Carlo Crivelli — the greatest illusionist that art forgot

    Art history is an indisciplined discipline. Invented by German scholars of the 18th century, it was an attempt to force the rules of science on to the wild and unrulable territory of art. This belongs here, that belongs there, the Germanic mind insisted as it sought to turn a blancmange into cubes. But in its hunger to describe, date and classify it got so much wrong.

    Take Carlo Crivelli (c 1430-c 1495). Where does he fit? Nowhere, really. A near contemporary of Botticelli, he was born in Venice but spent most of his career in the Marche, that especially indistinct stretch of Italy that has Rimini to the north and Pescara to the south.

    Datewise he ought to have been a classic Renaissance artist, but Crivelli’s output was too gothic to pass for a rebirth and too naturalistic to be properly gothic. He’s so difficult to place that the pseudo-science of art history has generally chosen not to bother, and he has been ignored.

    Fortunately the director of the Ikon Gallery in Birmingham, Jonathan Watkins, is a fan. Ever since he wrote an enthusiastic student’s paean to Crivelli in 1988 he has nursed an ambition to mount a show about him. Now, finally, it has happened. I should quickly add that the Ikon is a contemporary art gallery, so the act of putting on Crivelli here is in itself anomalous and even a bit mad.

    The event’s most obvious ambition is to highlight Crivelli’s illusionism: the dazzling moments of trompe l’oeil that make you look twice at his art to see if something is real or not. Like the fly that seems to have buzzed in and settled on a parapet in front of the Virgin Mary. Or the exquisite fruit and vegetables that hang above her head.

    What’s puzzling about these beautifully achieved illusions is that they actively contradict the stylised presence of the saints themselves. No one could ever accuse a Crivelli Madonna of being realistic. The particularly beautiful one lent by the Vatican wears an outfit so ornate it would win the show-stopper category on Bake Off. She is transparently a creature of the heavens, delicately and precisely outlined in an unreal manner that stresses her divinity.

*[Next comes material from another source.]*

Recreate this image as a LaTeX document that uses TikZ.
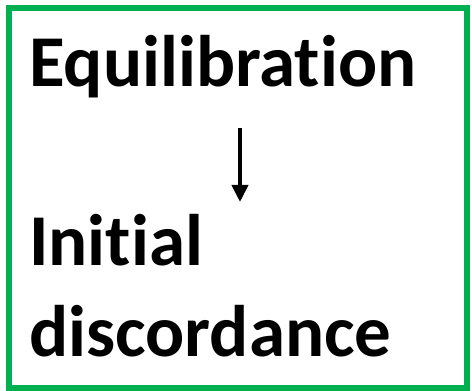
\documentclass[tikz,border=0pt]{standalone}
\usepackage{fontspec}
\setmainfont{Carlito}[Ligatures=NoCommon]
\usetikzlibrary{arrows.meta}
\definecolor{framegreen}{RGB}{0,176,80}
\begin{document}
\begin{tikzpicture}[
    x=1pt, y=1pt,
    bigword/.style={anchor=base west, inner sep=0pt, font=\fontsize{73}{88}\selectfont\bfseries}
]
\useasboundingbox (0,0) rectangle (472,391);

% Frame
\draw[framegreen, line width=6.5pt] (9,3) rectangle (467,383);

% Upper word
\node[bigword] (equil) at (29,304) {Equilibration};

% Lower words
\node[bigword] (initial) at (29,125) {Initial};
\node[bigword] (discord) at (29,34) {discordance};

% Arrow
\coordinate (arrstart) at (240,263);
\coordinate (arrend) at (240,189);
\draw[-{Triangle[width=16pt, length=17pt]}, line width=4pt] (arrstart) -- (arrend);

\end{tikzpicture}
\end{document}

    Yet this same Crivelli, in the same picture, paints a peach hanging from a branch in Jesus’s hand that is so evidently juicy you can feel yourself biting it. Another Crivelli trick is to have his holy folk step over the edges of their niches so that their feet poke convincingly into our space. It’s repeated by every saint in the show — the suffering St Roch, showing you his plague sores; St Catherine the martyr, with the spiked wheel that mutilated her; Mary Magdalene with her pot of prostitute’s perfume. All of them push a toe into our world. Why?

    The catalogue and Watkins’s 1988 essay are keen to view this impactful illusionism from a contemporary angle: as a conceptual game. Watkins even manages to quote the poststructuralist philosopher Jean Baudrillard in his appreciation, which must be a world first. But to impose contemporaneity on Crivelli you need to ignore his powerful religiosity. And that is the impossible bit. Everything here has such a fierce religious glow to it.

    The Vatican’s gorgeous Madonna oozes saintly tristesse as she cuddles the baby Jesus on her knee and ponders his upcoming death. Look, too, at the intense piety displayed by the mini monk at her feet: he’s no larger than a squirrel, but his religious passion is elephant-sized.

    The National Gallery, the show’s most generous lender, has sent a couple of crackers to argue Crivelli’s case. You won’t find a more convincing cucumber in art than the one poking over the edge of the parapet in the famous Annunciation, with St Emidius.

    In The Vision of the Blessed Gabriele we see a Franciscan monk from Ancona kneeling before a miraculous vision of the Virgin Mary that has appeared in the sky. His belief is so strong you can feel it on the other side of the room. But just as tangible are the trees that surround him, his church, his sandals, his Bible.

    Why are these two realities colliding? What’s going on? The simple answer, I suggest, is that one style describes God’s world and the other describes ours. The fly, with its implications of rotting and death, doesn’t belong in heaven with the saints. It’s a trespasser from our own guilty kitchen. The apples hanging above the Madonna’s head may look solid enough to bite, but they are also reminders of the fruit that we ate in Paradise when God specifically told us not to. Crivelli’s art is determined to remind us not only of our original sin, but of the dimension in which it occurred. Our dimension.

    Appended to the show is a provocative interjection by the illusionistic sculptor Susan Collis. Her contribution looks like some humble rubbish left behind by the installers. Rawlplugs in the wall. A dirty broom for sweeping up. An overall covered with stains. Only when you peer closely do you discover that the Rawlplugs are made of precious jasper and the screws from 18-carat gold; that the white and red stains on the broom are actually mother of pearl matched with loosely shaped rubies.

    Collis’s art is playing games with our perception, and doing it cleverly in a thoroughly contemporary fashion. But she has no higher purpose than to amuse and to puzzle. And that’s the difference between now and then.